Tras la guerra, conoció a su mujer, Helen, en un campo de prisioneros. Juntos decidieron viajar a América en busca de una nueva vida. “El día que fui padre lloré de la emoción. No me podía creer que lo hubiera conseguido”, todo un logro para un hombre que perdió a toda su familia en la contienda. A su madre la subieron a un tren junto a su hermano pequeño en agosto de 1942. Nunca más los volvió a ver. “En realidad he vivido dos vidas, una normal y otra anclada en la memoria”.

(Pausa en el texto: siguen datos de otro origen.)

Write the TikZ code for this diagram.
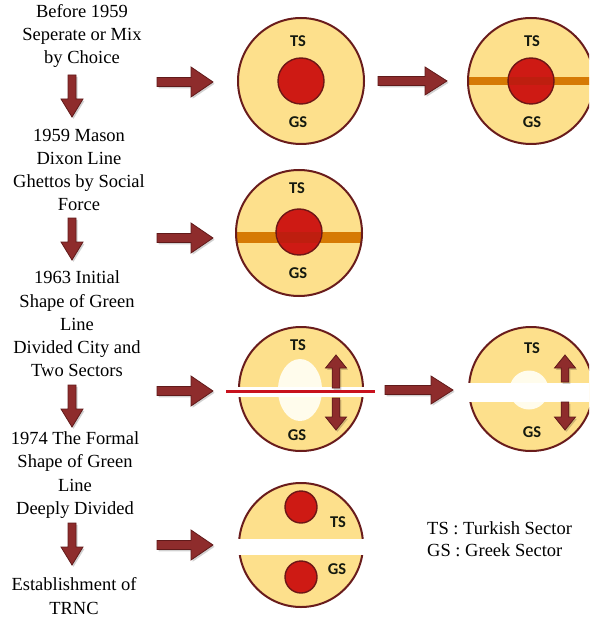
\documentclass[tikz,border=0pt]{standalone}
\usepackage{fontspec}
\setmainfont{Liberation Serif}
\newfontfamily\lblfont{Carlito}
\definecolor{cityyellow}{RGB}{253,224,140}
\definecolor{citybrown}{RGB}{105,28,28}
\definecolor{corered}{RGB}{206,26,20}
\definecolor{corebrown}{RGB}{110,22,22}
\definecolor{bandorange}{RGB}{214,122,4}
\definecolor{bandred}{RGB}{190,30,15}
\definecolor{arrfill}{RGB}{142,44,44}
\definecolor{arrline}{RGB}{96,26,26}
\definecolor{voidwhite}{RGB}{255,252,236}
\definecolor{lineRed}{RGB}{200,18,30}
\definecolor{lbltext}{RGB}{20,25,15}
\tikzset{
  city/.style={fill=cityyellow},
  cityline/.style={draw=citybrown, line width=2pt},
  core/.style={fill=corered, draw=corebrown, line width=1.4pt},
  lbl/.style={font=\lblfont\bfseries\fontsize{16.5}{16.5}\selectfont, text=lbltext, inner sep=0pt},
  steptext/.style={align=center, font=\fontsize{18.5}{23.3}\selectfont, inner sep=0pt},
  legendtext/.style={anchor=west, font=\fontsize{18.5}{22}\selectfont, inner sep=0pt},
  arrbody/.style={fill=arrfill, draw=arrline, line width=0.8pt, line join=miter},
  arrshadow/.style={fill=black, opacity=0.18},
}
% horizontal block arrow: xtail, xheadbase, xtip, y, head half, shaft half
\newcommand\harrow[6]{%
  \fill[arrshadow, shift={(1.5,1.8)}] (#1,{#4-#6}) -- (#2,{#4-#6}) -- (#2,{#4-#5}) -- (#3,#4) -- (#2,{#4+#5}) -- (#2,{#4+#6}) -- (#1,{#4+#6}) -- cycle;
  \filldraw[arrbody] (#1,{#4-#6}) -- (#2,{#4-#6}) -- (#2,{#4-#5}) -- (#3,#4) -- (#2,{#4+#5}) -- (#2,{#4+#6}) -- (#1,{#4+#6}) -- cycle;}
% vertical block arrow: x, ytail, yheadbase, ytip, head half, shaft half
\newcommand\varrow[6]{%
  \fill[arrshadow, shift={(1.5,1.8)}] ({#1-#6},#2) -- ({#1-#6},#3) -- ({#1-#5},#3) -- (#1,#4) -- ({#1+#5},#3) -- ({#1+#6},#3) -- ({#1+#6},#2) -- cycle;
  \filldraw[arrbody] ({#1-#6},#2) -- ({#1-#6},#3) -- ({#1-#5},#3) -- (#1,#4) -- ({#1+#5},#3) -- ({#1+#6},#3) -- ({#1+#6},#2) -- cycle;}
\begin{document}
\begin{tikzpicture}[x=1pt,y=-1pt]
\useasboundingbox (0,0) rectangle (589,620);
\clip (0,0) rectangle (589,620);

% ---------- left column texts ----------
\node[steptext] (b1) at (82,36) {Before 1959\\Seperate or Mix\\by Choice};
\node[steptext] (b2) at (79,170) {1959 Mason\\Dixon Line\\Ghettos by Social\\Force};
\node[steptext] (b3) at (77,324) {1963 Initial\\Shape of Green\\Line\\Divided City and\\Two Sectors};
\node[steptext] (b4) at (75,475) {1974 The Formal\\Shape of Green\\Line\\Deeply Divided};
\node[steptext] (b5) at (74,596) {Establishment of\\TRNC};

% down arrows
\varrow{72}{75}{99}{117}{11}{4}
\varrow{72}{218}{242}{260}{11}{4}
\varrow{72}{385}{409}{427}{11}{4}
\varrow{72}{523}{547}{565}{11}{4}

% right arrows from the column
\harrow{157}{191}{213}{82}{15}{4.5}
\harrow{157}{191}{213}{238}{15}{4.5}
\harrow{157}{191}{213}{391}{15}{4.5}
\harrow{157}{191}{213}{545}{15}{4.5}

% arrows between circles
\harrow{378}{425}{447}{81}{14}{4.5}
\harrow{385}{431}{453}{390}{14}{4.5}

% ---------- circle 1 ----------
\coordinate (c1) at (301,81);
\fill[city] (c1) circle[radius=63];
\draw[cityline] (c1) circle[radius=63];
\draw[core] (c1) circle[radius=23];
\node[lbl] (c1ts) at (298,41) {TS};
\node[lbl] (c1gs) at (298,122) {GS};

% ---------- circle 2 ----------
\coordinate (c2) at (531,81);
\fill[city] (c2) circle[radius=63];
\begin{scope}
  \clip (c2) circle[radius=63];
  \fill[bandorange] (460,77) rectangle (600,85);
\end{scope}
\draw[cityline] (c2) circle[radius=63];
\draw[core] (c2) circle[radius=23];
\begin{scope}
  \clip (c2) circle[radius=22];
  \fill[bandred] (460,77) rectangle (600,85);
\end{scope}
\node[lbl] (c2ts) at (532,41) {TS};
\node[lbl] (c2gs) at (532,122) {GS};

% ---------- circle 3 ----------
\coordinate (c3) at (299,233);
\fill[city] (c3) circle[radius=63];
\begin{scope}
  \clip (c3) circle[radius=63];
  \fill[bandorange] (220,232) rectangle (380,243);
\end{scope}
\draw[cityline] (c3) circle[radius=63];
\coordinate (k3) at (299,232);
\draw[core] (k3) circle[radius=23];
\begin{scope}
  \clip (k3) circle[radius=22];
  \fill[bandred] (220,232) rectangle (380,243);
\end{scope}
\node[lbl] (c3ts) at (297,188) {TS};
\node[lbl] (c3gs) at (298,273) {GS};

% ---------- circle 4 ----------
\coordinate (c4) at (301,389);
\fill[city] (c4) circle[radius=62];
\draw[cityline] (c4) circle[radius=62];
\fill[voidwhite] (300,390) ellipse[x radius=22, y radius=31];
\fill[white] (226,386.5) rectangle (375,397);
\draw[lineRed, line width=3pt] (226,391.5) -- (375,391.5);
\node[lbl] (c4ts) at (298,345) {TS};
\node[lbl] (c4gs) at (297,435) {GS};
\varrow{336}{388}{368}{355}{10.5}{3.8}
\varrow{336}{398}{417}{430}{10.5}{3.8}

% ---------- circle 5 ----------
\coordinate (c5) at (531,389);
\fill[city] (c5) circle[radius=62];
\draw[cityline] (c5) circle[radius=62];
\fill[voidwhite] (529,390) circle[radius=19.5];
\fill[white] (462,383) rectangle (600,402);
\node[lbl] (c5ts) at (532,348) {TS};
\node[lbl] (c5gs) at (532,432) {GS};
\varrow{565}{382}{368}{355}{10.5}{3.8}
\varrow{565}{402}{417}{430}{10.5}{3.8}

% ---------- circle 6 ----------
\coordinate (c6) at (301,545);
\fill[city] (c6) circle[radius=62];
\draw[cityline] (c6) circle[radius=62];
\fill[white] (234,539) rectangle (369,555);
\draw[core] (301,507) circle[radius=16];
\draw[core] (301,577) circle[radius=16];
\node[lbl] (c6ts) at (338,522) {TS};
\node[lbl] (c6gs) at (337,569) {GS};

% ---------- legend ----------
\node[legendtext] (lts) at (427,528) {TS : Turkish Sector};
\node[legendtext] (lgs) at (427,550) {GS : Greek Sector};
\end{tikzpicture}
\end{document}
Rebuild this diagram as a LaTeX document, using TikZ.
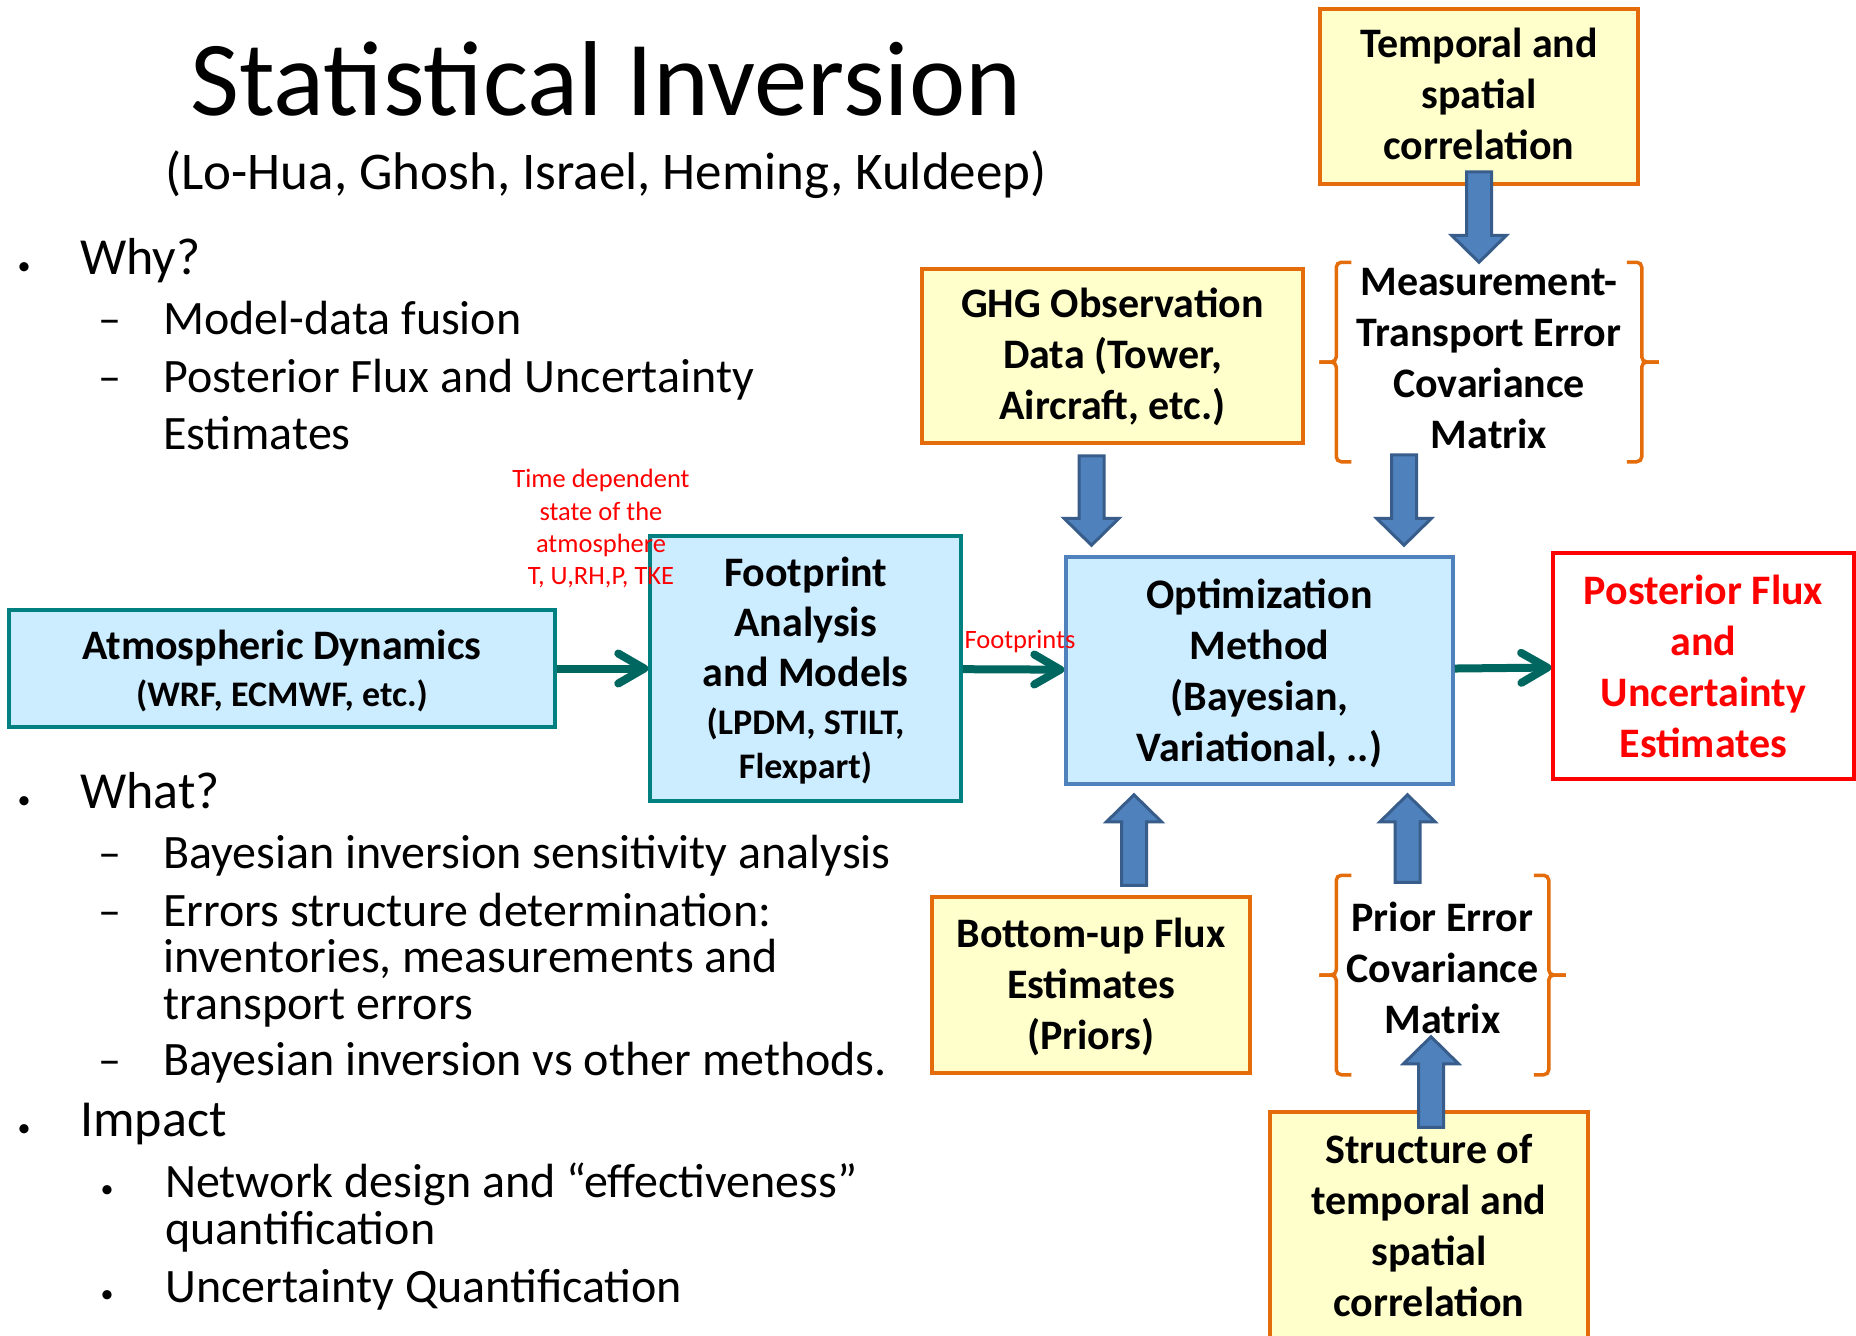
\documentclass[tikz,border=0pt]{standalone}
\usepackage{fontspec}
\setmainfont{Carlito}
\usetikzlibrary{arrows.meta, positioning, calc}
\definecolor{skyfill}{RGB}{204,236,255}
\definecolor{tealline}{RGB}{0,128,128}
\definecolor{tealarrow}{RGB}{0,102,96}
\definecolor{optblue}{RGB}{79,129,189}
\definecolor{arrowedge}{RGB}{56,93,138}
\definecolor{paleyellow}{RGB}{255,255,204}
\definecolor{ochre}{RGB}{228,108,10}

\newcommand{\fsz}[2]{\fontsize{#1}{#2}\selectfont}
% fat blue arrow, from #1 to the height of #2
\newcommand{\blockarrow}[2]{%
  \path[barrow] let \p1=#1, \p2=#2, \n1={\y2-sign(\y2-\y1)*27pt} in
    (\x1-12.5pt,\y1) -- (\x1-12.5pt,\n1) -- (\x1-27.5pt,\n1) -- (\x1,\y2)
    -- (\x1+27.5pt,\n1) -- (\x1+12.5pt,\n1) -- (\x1+12.5pt,\y1) -- cycle;}

\begin{document}
\begin{tikzpicture}[x=1pt, y=-1pt,
    box/.style={line width=3.5pt, inner sep=0pt, align=center, font=\fsz{42}{51}\bfseries},
    modelbox/.style={box, draw=tealline, fill=skyfill},
    inbox/.style={box, draw=ochre, fill=paleyellow},
    brackbox/.style={box},
    outbox/.style={box, draw=red, text=red},
    brk/.style={draw=ochre, line width=3.5pt, rounded corners=5pt},
    barrow/.style={fill=optblue, draw=arrowedge, line width=3pt},
    flow/.style={tealarrow, line width=8pt, -{Straight Barb[length=26pt, width=30pt, round]}},
    note/.style={text=red, inner sep=0pt, align=center, font=\fsz{26.5}{32.3}},
    lvla/.style={anchor=base west, inner sep=0pt, font=\fsz{52}{60}},
    lvlb/.style={anchor=base west, inner sep=0pt, align=left, font=\fsz{48}{57}},
    dota/.style={anchor=base, inner sep=0pt, font=\fsz{26}{30}},
    dashmark/.style={anchor=base, inner sep=0pt, font=\fsz{46}{50}}
  ]
  \fill[white] (0,0) rectangle (1856,1336);
  \useasboundingbox (0,0) rectangle (1856,1336);

  % heading
  \node[anchor=base, inner sep=0pt, font=\fsz{106.5}{120}] (title) at (606,115) {Statistical Inversion};
  \node[anchor=base, inner sep=0pt, font=\fsz{53}{60}] (names) at (606,189) {(Lo-Hua, Ghosh, Israel, Heming, Kuldeep)};

  % bullet list (multi-line nodes sit on their last baseline)
  \node[dota] at (24,274) {•};
  \node[lvla] (why) at (80,274) {Why?};
  \node[dashmark] at (110,334) {–};
  \node[lvlb] (fusion) at (163,334) {Model-data fusion};
  \node[dashmark] at (110,392) {–};
  \node[lvlb] (postest) at (163,449) {Posterior Flux and Uncertainty\\Estimates};
  \node[dota] at (24,808) {•};
  \node[lvla] (what) at (80,808) {What?};
  \node[dashmark] at (110,868) {–};
  \node[lvlb] (sens) at (163,868) {Bayesian inversion sensitivity analysis};
  \node[dashmark] at (110,926) {–};
  \node[lvlb, font=\fsz{48}{46.5}] (errs) at (163,1019) {Errors structure determination:\\inventories, measurements and\\transport errors};
  \node[dashmark] at (110,1075) {–};
  \node[lvlb] (versus) at (163,1075) {Bayesian inversion vs other methods.};
  \node[dota] at (24,1136) {•};
  \node[lvla] (impact) at (80,1136) {Impact};
  \node[dota] at (107,1197) {•};
  \node[lvlb, font=\fsz{48}{47}] (netw) at (165,1244) {Network design and “effectiveness”\\quantification};
  \node[dota] at (107,1302) {•};
  \node[lvlb] (uq) at (165,1302) {Uncertainty Quantification};

  % boxes
  \node[inbox, text depth=4.8pt, minimum width=318, minimum height=175] (temp) at (1479,96.5) {Temporal and\\spatial\\correlation};
  \node[inbox, text depth=4pt, minimum width=381, minimum height=174] (ghg) at (1112.5,356) {GHG Observation\\Data (Tower,\\Aircraft, etc.)};
  \node[brackbox, text depth=8pt, minimum width=302, minimum height=196] (meas) at (1489,362) {Measurement-\\Transport Error\\Covariance\\Matrix};
  \node[modelbox, draw=optblue, text depth=0pt, minimum width=387, minimum height=227] (opt) at (1259.5,670.5) {Optimization\\Method\\(Bayesian,\\Variational, ..)};
  \node[outbox, minimum width=301, minimum height=226] (post) at (1703.5,666) {Posterior Flux\\and\\Uncertainty\\Estimates};
  \node[modelbox, text depth=0.5pt, minimum width=546, minimum height=117] (atm) at (282,668.5) {Atmospheric Dynamics\\[-3.5pt]{\fsz{36}{44}(WRF, ECMWF, etc.)}};
  \node[modelbox, font=\fsz{42}{50}\bfseries, text depth=2pt, minimum width=311, minimum height=265] (fp) at (805.5,668.5) {Footprint\\Analysis\\and Models\\[-2pt]{\fsz{36}{44}(LPDM, STILT,}\\[-6pt]{\fsz{36}{44}Flexpart)}};
  \node[inbox, text depth=2pt, minimum width=318, minimum height=176] (bu) at (1091,985) {Bottom-up Flux\\Estimates\\(Priors)};
  \node[brackbox, text depth=14pt, minimum width=209, minimum height=196] (prior) at (1442.5,975) {Prior Error\\Covariance\\Matrix};
  \node[inbox, text depth=6pt, minimum width=318, minimum height=233] (struct) at (1429,1228.5) {Structure of\\temporal and\\spatial\\correlation};

  % brackets
  \foreach \m in {meas, prior} {
    \draw[brk] ([xshift=15pt]\m.north west) -- (\m.north west) -- (\m.west) -- ([xshift=-17pt]\m.west);
    \draw[brk] ([xshift=-17pt]\m.west) -- (\m.west) -- (\m.south west) -- ([xshift=15pt]\m.south west);
    \draw[brk] ([xshift=-15pt]\m.north east) -- (\m.north east) -- (\m.east) -- ([xshift=17pt]\m.east);
    \draw[brk] ([xshift=17pt]\m.east) -- (\m.east) -- (\m.south east) -- ([xshift=-15pt]\m.south east);
  }

  % red notes
  \node[note, text depth=0pt] (state) at (601,527) {Time dependent\\state of the\\atmosphere\\T, U,RH,P, TKE};
  \node[note] (fplbl) at (1020,642) {Footprints};

  % flow
  \draw[flow] (atm) -- (fp);
  \draw[flow] (fp) -- (opt);
  \draw[flow] (opt) -- (post);

  \blockarrow{([yshift=14pt]temp.south)}{(meas.north)}
  \blockarrow{([xshift=-21pt,yshift=-11pt]ghg.south)}{([yshift=10pt]opt.north)}
  \blockarrow{([xshift=-85pt,yshift=7pt]meas.south)}{([yshift=10pt]opt.north)}
  \blockarrow{([xshift=43pt,yshift=10pt]bu.north)}{([yshift=-9pt]opt.south)}
  \blockarrow{([xshift=-35pt,yshift=-7pt]prior.north)}{([yshift=-9pt]opt.south)}
  \blockarrow{([xshift=2pt,yshift=-17pt]struct.north)}{([yshift=38pt]prior.south)}
\end{tikzpicture}
\end{document}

Heitfeld, por el contrario, tiene pocos datos que aportar de su lado de la historia. De su abuelo, escasos recuerdos. “Lo vi en pocas ocasiones”, afirma. “A veces venía en Navidad a vernos porque no tenía con quién pasar las fiestas, pese a que nosotros no lo buscábamos. Era un hombre estricto, duro y frío. Ni siquiera fuimos a su funeral”.
La estudiante alemana explica que su padre nunca recibió cariño de él y que se marchó de casa tan pronto como pudo. Por eso sabe poco de lo que hizo durante la guerra. “Mi padre me contó cómo perdió la pierna y poco más. El abuelo se encargó de destruir todas las evidencias de su pasado como nazi, pese a no arrepentirse de nada hasta el final de sus días”. Su abuela, por su parte, estaba orgullosa de Hitler. Confesó en su momento que nunca habían sido tan felices como cuando el Führer estaba al mando del país.
La carga del pasado es dura. Heitfeld afirma no sentir culpa pero sí la responsabilidad de hacer algo por lo que ocurrió. “La cuarta generación de alemanes tras la guerra no tiene memoria de lo que sucedió, y eso me parece interesante”.
En eso, en mantener la memoria viva, trabajan Ben Stern y Lea Heitfeld muchas noches. Otras, simplemente se limitan a ver la televisión y a cenar algo ligero. Del recuerdo permanente se encarga Charlene, la hija del anciano, que confía en que el documental de su padre dé la vuelta al mundo. Ya hay una página en internet para seguirle el rastro (nearnormalman.org) y Charlene busca incluso voluntarios para los subtítulos en español. “Muchas gracias, señor, por todo”, se despide Stern en castellano, con la vitalidad intacta.